L’île de Tahaa est également appelée l’île de la vanille. Une visite de la coopérative « Vallée de la vanille » nous permet de mieux comprendre la culture sur tuteur de la vanille et ses processus de séchage et de massage des gousses. Différents produits sont commercialisés : gousses, poudre, monoï, savon …

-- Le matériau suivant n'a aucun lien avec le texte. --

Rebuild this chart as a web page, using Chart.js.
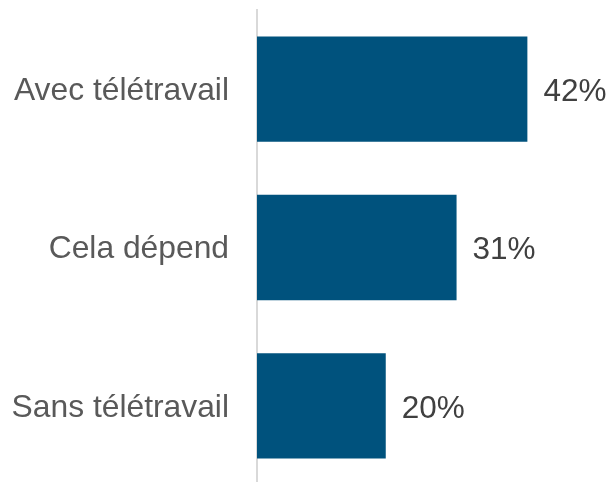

Enfin, la visite de la ferme perlière Champon nous apprend beaucoup sur la culture des fameuses perles noires. Il est important de bien choisir les huitres porteuses (elles possèdent une auréole bleue-rose sur le bord intérieur de la coquille) pour y glisser une « fausse » perle blanche extraite d’un coquillage du Mississipi. C’est ensuite l’huitre qui produit le nacrage naturel pendant environ 18 mois autour de ce leurre. Les perles sont ensuite extraites des huitres et réparties par catégorie de qualité (pureté, taille et forme). Les perles de qualité sont recherchées pour être montées seules, les autres sont assemblées pour différents bijoux. Berga me regarde en souriant : il y a de quoi engloutir notre budget voyage dans un nuage de perles.

Et puis l’Océan Pacifique, toujours.
Ces derniers jours, nous avons donc continué à apprivoiser la mer avec différentes sorties autour de Raiatea et Tahaa : en ramant par exemple sur notre kayak deux heures vent de face vers un motu large comme notre jardin, mais où on a pu voir évoluer une nouvelle raie pastenague à quelques encablures de la plage de sable ; en se faisant déposer par bateau sur un motu isolé, où on a passé en famille une journée entière à jouer à Robinson Crusoé sur un motu utilisé pour Koh-Lanta, avec construction de cabane, bataille de noix de coco, minigolf en utilisant les trous de crabes, chasse au trésor … et bien sûr plongée dans de magnifiques jardins de corail.